At their heart, these probes solve different problems. Liveness is the binary question: should Kubernetes scrap this container and give it a fresh start? If the process is a frozen statue, deadlocked, or stuck in an infinite loop of futility, the liveness probe should scream failure, prompting Kubernetes to spin up a new pod. Readiness, on the other hand, asks: should this pod be added to the traffic rotation? It’s about availability for service, not just the process’s existence. A pod can be alive—the process is running—but temporarily incapable of safely serving requests. In such cases, the readiness probe should signal temporary incapacitation, allowing Kubernetes to gracefully shunt traffic away without killing the still-living process.

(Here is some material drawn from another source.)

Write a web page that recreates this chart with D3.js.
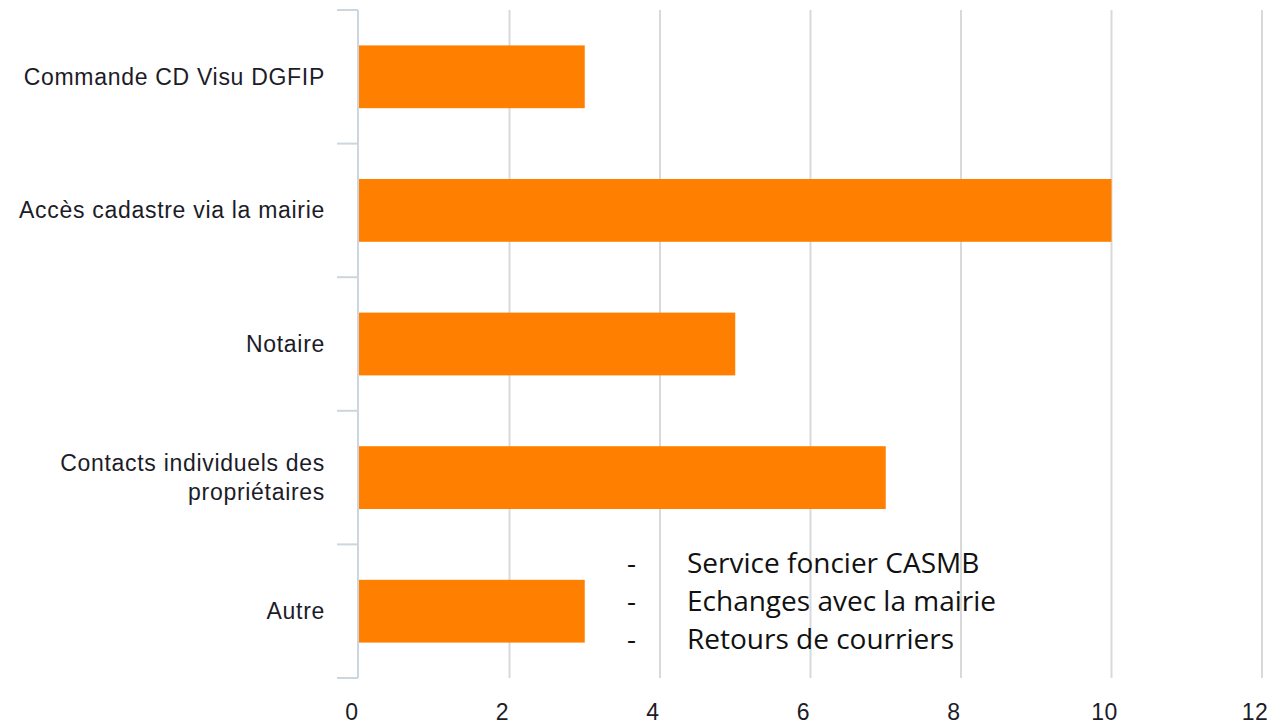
<!DOCTYPE html>
<html><head><meta charset="utf-8">
<script src="https://cdn.jsdelivr.net/npm/d3@7"></script>
<style>body{margin:0;background:#fff}svg{display:block}</style>
</head><body>
<svg id="c" width="1283" height="724"></svg>
<script>
const categories = ["Commande CD Visu DGFIP","Accès cadastre via la mairie","Notaire","Contacts individuels des|propriétaires","Autre"];
const values = [3,10,5,7,3];
const xTicks = [0,2,4,6,8,10,12];
const notes = ["Service foncier CASMB","Echanges avec la mairie","Retours de courriers"];

const svg = d3.select("#c");
const m = {left:359, right:1262, top:10, bottom:678};
const x = d3.scaleLinear().domain([0,12]).range([m.left,m.right]);
const y = d3.scaleBand().domain(categories).range([m.top,m.bottom]).paddingInner(0.53).paddingOuter(0.265);

// gridlines
svg.append("g").selectAll("line").data(xTicks.filter(d=>d>0)).join("line")
  .attr("x1",d=>x(d)).attr("x2",d=>x(d)).attr("y1",m.top).attr("y2",m.bottom)
  .attr("stroke","#d9d9d9").attr("stroke-width",2);

// bars
svg.append("g").selectAll("rect").data(values).join("rect")
  .attr("x",x(0)).attr("y",(d,i)=>y(categories[i]))
  .attr("width",d=>x(d)-x(0)).attr("height",y.bandwidth())
  .attr("fill","#ff8000");

// y axis line + separators
const axisCol = "#cdd5df";
svg.append("line").attr("x1",m.left-1).attr("x2",m.left-1).attr("y1",m.top).attr("y2",m.bottom)
  .attr("stroke",axisCol).attr("stroke-width",2);
const step = (m.bottom-m.top)/categories.length;
svg.append("g").selectAll("line").data(d3.range(categories.length+1)).join("line")
  .attr("x1",m.left-22).attr("x2",m.left-1)
  .attr("y1",d=>m.top+d*step).attr("y2",d=>m.top+d*step)
  .attr("stroke",axisCol).attr("stroke-width",2);

// category labels
const lab = svg.append("g").attr("font-family","'Liberation Sans', Arial, sans-serif")
  .attr("font-size",23).attr("letter-spacing","0.7px").attr("fill","#1c1c28").attr("text-anchor","end");
categories.forEach((c,i)=>{
  const lines = c.split("|");
  const cy = y(c)+y.bandwidth()/2;
  const lh = 29;
  const t = lab.append("text").attr("x",325);
  lines.forEach((l,j)=>{
    t.append("tspan").attr("x",325).attr("y",cy + (j-(lines.length-1)/2)*lh + 8).text(l);
  });
});

// x tick labels
svg.append("g").selectAll("text").data(xTicks).join("text")
  .attr("x",d=>x(d)-7).attr("y",720)
  .attr("text-anchor","middle").attr("font-family","'Liberation Sans', Arial, sans-serif")
  .attr("font-size",23).attr("letter-spacing","0.5px").attr("fill","#1c1c28").text(d=>d);

// annotation
const ng = svg.append("g").attr("font-family","'Open Sans', 'Noto Sans', sans-serif").attr("font-size",28).attr("fill","#111");
notes.forEach((n,i)=>{
  ng.append("text").attr("x",627).attr("y",573+i*38).text("-");
  ng.append("text").attr("x",687).attr("y",573+i*38).text(n);
});
</script>
</body></html>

This separation is a lifesaver in distributed systems. Not every hiccup with a dependency warrants a full-blown pod restart. Some failures are fleeting. Constantly restarting services can exacerbate problems, leading to churn, reconnection storms, or the dreaded cold start penalty, where a fresh instance needs time to warm up before it’s effective.
And a critical, often overlooked, detail for automated decision-making: HTTP status codes are king. While human-readable messages within a probe response are gold for debugging, machines rely solely on the status code. Don’t make them parse text.

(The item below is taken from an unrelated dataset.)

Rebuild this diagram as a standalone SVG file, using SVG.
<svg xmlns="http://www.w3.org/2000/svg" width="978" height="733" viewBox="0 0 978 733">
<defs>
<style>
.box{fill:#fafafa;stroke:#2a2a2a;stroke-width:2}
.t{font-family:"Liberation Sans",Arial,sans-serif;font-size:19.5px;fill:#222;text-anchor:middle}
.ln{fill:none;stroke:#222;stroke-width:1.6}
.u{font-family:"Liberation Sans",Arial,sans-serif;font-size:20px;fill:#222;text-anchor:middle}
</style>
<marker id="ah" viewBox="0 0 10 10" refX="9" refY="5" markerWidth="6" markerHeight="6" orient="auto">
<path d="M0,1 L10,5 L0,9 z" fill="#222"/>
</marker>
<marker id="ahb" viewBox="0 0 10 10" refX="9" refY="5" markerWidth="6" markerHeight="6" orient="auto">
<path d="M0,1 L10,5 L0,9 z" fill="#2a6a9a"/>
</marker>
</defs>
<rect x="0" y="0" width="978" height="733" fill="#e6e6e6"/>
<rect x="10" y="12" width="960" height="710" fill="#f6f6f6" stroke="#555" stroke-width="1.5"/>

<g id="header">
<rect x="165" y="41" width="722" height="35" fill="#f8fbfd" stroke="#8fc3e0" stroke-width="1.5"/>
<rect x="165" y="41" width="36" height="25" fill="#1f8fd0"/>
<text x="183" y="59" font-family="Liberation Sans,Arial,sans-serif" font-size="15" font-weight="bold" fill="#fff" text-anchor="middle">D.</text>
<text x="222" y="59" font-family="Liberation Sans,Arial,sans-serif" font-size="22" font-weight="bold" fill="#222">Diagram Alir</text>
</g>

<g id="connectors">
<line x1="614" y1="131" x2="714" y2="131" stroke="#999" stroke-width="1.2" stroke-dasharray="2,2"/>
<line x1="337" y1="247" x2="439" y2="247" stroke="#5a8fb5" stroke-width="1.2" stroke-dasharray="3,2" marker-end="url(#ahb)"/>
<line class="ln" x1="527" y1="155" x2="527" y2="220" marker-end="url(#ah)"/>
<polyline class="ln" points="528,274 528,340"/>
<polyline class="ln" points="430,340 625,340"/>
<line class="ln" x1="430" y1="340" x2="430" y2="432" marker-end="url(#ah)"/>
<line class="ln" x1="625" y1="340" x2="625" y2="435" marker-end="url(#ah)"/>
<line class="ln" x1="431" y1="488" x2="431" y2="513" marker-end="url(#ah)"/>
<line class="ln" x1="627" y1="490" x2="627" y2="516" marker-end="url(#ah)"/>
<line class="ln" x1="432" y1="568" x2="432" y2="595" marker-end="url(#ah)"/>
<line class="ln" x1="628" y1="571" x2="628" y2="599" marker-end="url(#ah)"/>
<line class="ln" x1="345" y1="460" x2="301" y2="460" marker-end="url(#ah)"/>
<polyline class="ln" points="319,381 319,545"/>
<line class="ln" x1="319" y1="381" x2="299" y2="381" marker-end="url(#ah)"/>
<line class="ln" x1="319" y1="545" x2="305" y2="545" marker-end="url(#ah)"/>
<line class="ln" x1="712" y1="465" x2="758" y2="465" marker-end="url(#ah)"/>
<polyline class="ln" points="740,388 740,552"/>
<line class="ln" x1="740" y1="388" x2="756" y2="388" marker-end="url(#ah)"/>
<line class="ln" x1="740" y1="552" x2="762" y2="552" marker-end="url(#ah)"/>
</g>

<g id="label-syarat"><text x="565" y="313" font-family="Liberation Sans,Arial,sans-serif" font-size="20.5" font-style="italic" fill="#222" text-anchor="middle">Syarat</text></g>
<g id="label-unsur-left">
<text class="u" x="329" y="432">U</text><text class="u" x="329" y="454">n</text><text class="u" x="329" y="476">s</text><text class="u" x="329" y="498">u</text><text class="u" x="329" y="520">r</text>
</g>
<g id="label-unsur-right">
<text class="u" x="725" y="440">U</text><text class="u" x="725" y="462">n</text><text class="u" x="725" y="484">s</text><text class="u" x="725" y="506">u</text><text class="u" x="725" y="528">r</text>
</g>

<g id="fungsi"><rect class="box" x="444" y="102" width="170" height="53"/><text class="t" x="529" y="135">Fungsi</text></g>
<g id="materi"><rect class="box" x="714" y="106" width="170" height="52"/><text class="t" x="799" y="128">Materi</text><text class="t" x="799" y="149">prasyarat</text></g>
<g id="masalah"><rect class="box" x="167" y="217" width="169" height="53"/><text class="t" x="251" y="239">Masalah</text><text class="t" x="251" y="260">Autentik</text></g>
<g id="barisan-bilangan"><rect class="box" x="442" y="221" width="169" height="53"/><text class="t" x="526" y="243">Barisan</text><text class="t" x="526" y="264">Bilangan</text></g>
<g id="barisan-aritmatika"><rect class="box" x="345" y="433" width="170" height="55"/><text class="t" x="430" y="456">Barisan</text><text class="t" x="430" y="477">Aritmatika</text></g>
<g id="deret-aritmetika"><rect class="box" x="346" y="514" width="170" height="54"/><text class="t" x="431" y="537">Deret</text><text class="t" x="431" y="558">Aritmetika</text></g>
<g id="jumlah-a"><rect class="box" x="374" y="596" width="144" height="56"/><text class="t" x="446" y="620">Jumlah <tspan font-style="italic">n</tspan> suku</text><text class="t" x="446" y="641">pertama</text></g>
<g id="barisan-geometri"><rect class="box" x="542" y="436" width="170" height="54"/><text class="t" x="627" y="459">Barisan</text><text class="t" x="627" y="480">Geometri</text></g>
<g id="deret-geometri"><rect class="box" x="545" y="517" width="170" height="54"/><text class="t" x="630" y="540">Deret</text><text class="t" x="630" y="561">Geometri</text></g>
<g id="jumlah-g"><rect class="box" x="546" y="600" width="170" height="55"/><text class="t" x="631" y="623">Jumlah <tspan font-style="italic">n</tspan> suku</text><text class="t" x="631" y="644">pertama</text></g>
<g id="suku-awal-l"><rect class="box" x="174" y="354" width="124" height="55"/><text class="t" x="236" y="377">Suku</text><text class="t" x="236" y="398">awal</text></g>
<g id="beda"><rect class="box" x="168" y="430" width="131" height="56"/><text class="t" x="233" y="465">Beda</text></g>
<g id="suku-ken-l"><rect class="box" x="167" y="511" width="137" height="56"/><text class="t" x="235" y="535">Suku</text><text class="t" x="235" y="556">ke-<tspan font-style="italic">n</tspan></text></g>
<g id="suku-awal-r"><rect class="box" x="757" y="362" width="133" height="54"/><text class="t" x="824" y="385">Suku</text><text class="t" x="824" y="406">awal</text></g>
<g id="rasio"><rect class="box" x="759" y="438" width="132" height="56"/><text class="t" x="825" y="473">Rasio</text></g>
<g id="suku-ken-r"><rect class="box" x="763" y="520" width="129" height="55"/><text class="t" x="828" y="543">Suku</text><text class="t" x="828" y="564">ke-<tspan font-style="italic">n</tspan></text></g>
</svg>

Dependencies: The Great Differentiator
Consider a typical production service tethered to a constellation of external infrastructure: Kafka for messaging, OpenSearch for search, databases for persistence, Redis for caching. If any of these vital organs are unreachable, your service might falter, unable to accept, process, store, or retrieve requests as intended. But here’s the rub: not all dependencies are created equal. Some are critical enablers of core functionality; others are mere performance boosters. This is precisely where deliberate probe design becomes paramount.

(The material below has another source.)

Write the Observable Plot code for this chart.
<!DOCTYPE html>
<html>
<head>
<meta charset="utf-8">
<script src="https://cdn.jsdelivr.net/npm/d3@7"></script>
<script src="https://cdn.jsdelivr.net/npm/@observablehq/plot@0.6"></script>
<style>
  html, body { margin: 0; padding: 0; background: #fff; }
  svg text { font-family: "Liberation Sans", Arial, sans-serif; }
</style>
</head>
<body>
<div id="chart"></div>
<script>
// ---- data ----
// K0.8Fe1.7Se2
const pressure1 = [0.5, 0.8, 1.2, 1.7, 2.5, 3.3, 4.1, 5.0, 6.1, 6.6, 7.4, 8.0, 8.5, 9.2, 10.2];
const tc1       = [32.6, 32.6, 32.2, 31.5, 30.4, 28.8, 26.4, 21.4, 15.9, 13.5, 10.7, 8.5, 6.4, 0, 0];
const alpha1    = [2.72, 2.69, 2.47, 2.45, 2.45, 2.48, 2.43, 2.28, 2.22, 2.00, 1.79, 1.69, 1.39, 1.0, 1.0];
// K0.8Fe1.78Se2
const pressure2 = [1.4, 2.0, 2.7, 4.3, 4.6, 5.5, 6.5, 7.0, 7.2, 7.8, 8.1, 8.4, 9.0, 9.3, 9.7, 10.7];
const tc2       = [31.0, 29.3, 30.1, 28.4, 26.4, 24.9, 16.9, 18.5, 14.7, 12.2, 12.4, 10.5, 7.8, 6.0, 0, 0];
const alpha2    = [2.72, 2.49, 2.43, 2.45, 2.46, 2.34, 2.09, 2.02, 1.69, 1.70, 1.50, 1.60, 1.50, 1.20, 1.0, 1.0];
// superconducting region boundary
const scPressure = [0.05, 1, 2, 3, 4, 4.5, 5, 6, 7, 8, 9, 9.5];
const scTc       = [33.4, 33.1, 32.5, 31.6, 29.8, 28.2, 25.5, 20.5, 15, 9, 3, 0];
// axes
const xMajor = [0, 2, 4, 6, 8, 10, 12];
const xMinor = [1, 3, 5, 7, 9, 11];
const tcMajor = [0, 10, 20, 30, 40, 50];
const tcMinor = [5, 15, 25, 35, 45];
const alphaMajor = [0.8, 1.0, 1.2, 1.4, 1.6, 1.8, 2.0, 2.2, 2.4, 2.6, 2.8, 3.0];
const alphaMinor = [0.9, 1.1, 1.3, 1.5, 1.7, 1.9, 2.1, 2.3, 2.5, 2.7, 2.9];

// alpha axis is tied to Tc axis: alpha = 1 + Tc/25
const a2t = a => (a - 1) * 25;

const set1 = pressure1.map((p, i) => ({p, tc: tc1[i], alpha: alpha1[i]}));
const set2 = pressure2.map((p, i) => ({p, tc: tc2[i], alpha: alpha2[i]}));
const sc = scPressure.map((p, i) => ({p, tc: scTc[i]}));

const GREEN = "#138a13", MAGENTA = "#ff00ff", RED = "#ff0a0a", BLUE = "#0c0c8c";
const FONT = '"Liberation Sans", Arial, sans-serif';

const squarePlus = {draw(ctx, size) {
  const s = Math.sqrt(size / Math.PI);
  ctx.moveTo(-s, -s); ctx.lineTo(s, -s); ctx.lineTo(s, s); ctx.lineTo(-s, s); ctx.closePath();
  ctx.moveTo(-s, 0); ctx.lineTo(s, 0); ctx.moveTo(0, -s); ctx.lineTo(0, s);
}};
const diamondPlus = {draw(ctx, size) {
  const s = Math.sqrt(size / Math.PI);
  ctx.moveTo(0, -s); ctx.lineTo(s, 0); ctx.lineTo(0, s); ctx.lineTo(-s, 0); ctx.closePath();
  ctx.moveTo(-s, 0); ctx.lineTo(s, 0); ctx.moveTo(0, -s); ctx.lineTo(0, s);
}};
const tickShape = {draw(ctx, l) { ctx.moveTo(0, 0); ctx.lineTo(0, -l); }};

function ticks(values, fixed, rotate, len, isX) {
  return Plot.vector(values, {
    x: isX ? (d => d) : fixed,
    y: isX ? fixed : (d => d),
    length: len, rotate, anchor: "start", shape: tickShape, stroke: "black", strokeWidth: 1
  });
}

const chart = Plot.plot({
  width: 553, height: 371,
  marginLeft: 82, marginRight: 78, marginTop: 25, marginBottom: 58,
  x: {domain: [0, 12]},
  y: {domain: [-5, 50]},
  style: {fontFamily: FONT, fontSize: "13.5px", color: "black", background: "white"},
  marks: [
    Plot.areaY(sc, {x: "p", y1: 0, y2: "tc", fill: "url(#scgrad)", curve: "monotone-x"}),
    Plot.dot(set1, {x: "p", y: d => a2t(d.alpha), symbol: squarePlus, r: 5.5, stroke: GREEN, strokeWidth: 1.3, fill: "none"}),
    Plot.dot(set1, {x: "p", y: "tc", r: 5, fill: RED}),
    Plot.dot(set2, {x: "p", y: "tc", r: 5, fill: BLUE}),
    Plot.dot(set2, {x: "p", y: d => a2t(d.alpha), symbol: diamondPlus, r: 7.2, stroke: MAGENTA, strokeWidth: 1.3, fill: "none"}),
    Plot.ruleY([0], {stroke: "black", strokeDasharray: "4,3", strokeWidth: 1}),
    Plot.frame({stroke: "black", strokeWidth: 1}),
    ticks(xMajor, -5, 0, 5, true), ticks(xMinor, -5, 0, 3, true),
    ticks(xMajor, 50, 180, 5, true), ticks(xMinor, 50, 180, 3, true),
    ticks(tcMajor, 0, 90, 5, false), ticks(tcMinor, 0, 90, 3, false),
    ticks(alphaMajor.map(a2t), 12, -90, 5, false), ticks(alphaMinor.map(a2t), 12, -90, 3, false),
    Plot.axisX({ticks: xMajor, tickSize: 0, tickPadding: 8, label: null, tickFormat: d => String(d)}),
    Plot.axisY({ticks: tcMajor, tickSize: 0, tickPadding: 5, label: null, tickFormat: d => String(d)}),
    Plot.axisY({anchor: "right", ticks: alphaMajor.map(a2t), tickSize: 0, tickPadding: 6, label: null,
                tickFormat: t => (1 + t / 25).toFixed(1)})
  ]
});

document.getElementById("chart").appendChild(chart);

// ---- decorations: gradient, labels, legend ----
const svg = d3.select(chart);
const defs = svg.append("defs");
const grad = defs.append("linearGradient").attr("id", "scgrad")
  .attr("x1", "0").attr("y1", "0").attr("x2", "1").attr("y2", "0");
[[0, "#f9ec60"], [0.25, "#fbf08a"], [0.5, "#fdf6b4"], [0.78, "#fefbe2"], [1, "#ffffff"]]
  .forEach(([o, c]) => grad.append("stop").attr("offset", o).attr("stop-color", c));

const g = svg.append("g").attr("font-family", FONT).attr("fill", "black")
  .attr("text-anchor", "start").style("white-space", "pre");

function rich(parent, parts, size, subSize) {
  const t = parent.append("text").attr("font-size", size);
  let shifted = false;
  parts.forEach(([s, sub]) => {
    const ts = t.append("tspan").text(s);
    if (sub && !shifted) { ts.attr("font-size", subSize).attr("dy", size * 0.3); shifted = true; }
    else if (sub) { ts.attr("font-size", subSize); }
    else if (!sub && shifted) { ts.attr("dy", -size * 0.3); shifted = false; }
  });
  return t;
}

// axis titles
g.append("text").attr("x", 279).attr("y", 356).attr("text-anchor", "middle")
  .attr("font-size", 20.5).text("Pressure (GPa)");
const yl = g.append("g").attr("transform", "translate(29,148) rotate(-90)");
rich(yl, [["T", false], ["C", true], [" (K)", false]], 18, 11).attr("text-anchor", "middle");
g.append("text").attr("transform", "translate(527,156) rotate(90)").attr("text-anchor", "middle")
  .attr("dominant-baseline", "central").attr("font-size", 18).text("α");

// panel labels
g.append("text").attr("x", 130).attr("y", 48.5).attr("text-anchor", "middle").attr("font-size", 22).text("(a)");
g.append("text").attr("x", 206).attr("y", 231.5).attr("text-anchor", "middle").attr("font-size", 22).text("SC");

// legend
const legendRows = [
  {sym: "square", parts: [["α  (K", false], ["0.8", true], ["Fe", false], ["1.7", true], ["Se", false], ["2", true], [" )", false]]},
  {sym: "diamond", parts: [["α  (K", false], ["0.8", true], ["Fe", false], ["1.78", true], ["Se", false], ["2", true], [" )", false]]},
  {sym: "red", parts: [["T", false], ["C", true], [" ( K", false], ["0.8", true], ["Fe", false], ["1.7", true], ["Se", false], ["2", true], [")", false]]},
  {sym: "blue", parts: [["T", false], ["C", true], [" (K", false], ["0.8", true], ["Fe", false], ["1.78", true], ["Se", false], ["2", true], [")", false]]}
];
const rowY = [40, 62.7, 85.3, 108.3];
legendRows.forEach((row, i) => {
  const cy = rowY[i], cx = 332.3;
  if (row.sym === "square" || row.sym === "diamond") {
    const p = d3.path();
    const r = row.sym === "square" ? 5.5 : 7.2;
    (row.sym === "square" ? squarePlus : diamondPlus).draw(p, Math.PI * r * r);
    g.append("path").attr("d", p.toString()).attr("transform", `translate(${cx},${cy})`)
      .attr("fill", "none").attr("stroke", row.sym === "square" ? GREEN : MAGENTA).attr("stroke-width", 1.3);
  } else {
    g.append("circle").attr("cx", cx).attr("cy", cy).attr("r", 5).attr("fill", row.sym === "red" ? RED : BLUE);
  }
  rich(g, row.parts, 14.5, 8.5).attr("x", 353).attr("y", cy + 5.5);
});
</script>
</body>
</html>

- If every transient Redis blip triggers a
500from your readiness probe, you’ll be caught in a vicious cycle of pods flapping in and out of service. It’s an operational nightmare. - Conversely, if a dependency is absolutely essential for data integrity, masking its failure—pretending everything’s fine by returning a
200—can lead to serving corrupt or incomplete responses. That’s a different kind of disaster. - What if a dependency, like a Redis cache, is purely an optimization? In that scenario, keeping the pod marked as ready might be the pragmatic choice, allowing the service to gracefully degrade and fall back to a slower, but still functional, pathway.
- And if a dependency failure causes the entire process to seize up, becoming unresponsive? That’s a clear signal for the liveness probe to fail, initiating a restart.
There’s no one-size-fits-all answer for every dependency. Your health checks must be a faithful reflection of that dependency’s role in the request’s journey.
Crafting Deliberate Probes
A practical, effective strategy often involves keeping livez and readyz intentionally distinct in their checks. A well-designed livez endpoint should focus squarely on forward progress. For read-heavy applications, this might mean verifying the critical read path is operational. For write-heavy services, it could involve confirming the process remains responsive and hasn’t succumbed to repeated Kafka publish failures that push it into an unrecoverable state.
The readyz endpoint, however, has a singular, laser-focused question: Can this pod safely receive traffic right now? If a critical dependency, say Kafka, is down or not yet synced up, readyz must fail. This ensures Kubernetes stops routing traffic to the struggling pod without the drastic, and often unnecessary, step of a restart.
Here’s a glimpse into how these probes might be configured:
livenessProbe:
httpGet:
path: /livez
port: app-port
initialDelaySeconds: 15
failureThreshold: 3
periodSeconds: 60
timeoutSeconds: 30
readinessProbe:
httpGet:
path: /readyz
port: app-port
initialDelaySeconds: 5
periodSeconds: 30
timeoutSeconds: 30
These parameters dictate the cadence of your health checks: when they kick off, how often they run, how long Kubernetes waits for a response, and crucially, how many consecutive failures it tolerates before taking action. It’s common to see readiness probes configured to run more frequently than liveness probes. This allows for rapid traffic draining from an unresponsive pod without immediately resorting to a full restart.
The Reality of Distributed Systems: Failures Are Normal
Failures aren’t some obscure edge case in distributed systems; they are the warp and weft of normal operating conditions. Network partitions, DNS lookup errors, broker node failures in distributed systems like Kafka, leader elections, intermittent packet loss, TLS handshake snags, connection pool exhaustion, CPU starvation, event loop stalls, storage latency spikes—the list of potential disruptions is long and varied. Even seemingly minor issues like OpenSearch cluster pressure or shard unavailability, or expiring authentication tokens, can have cascading effects. The intelligence of your probe design dictates how gracefully your system navigates these inevitable storms.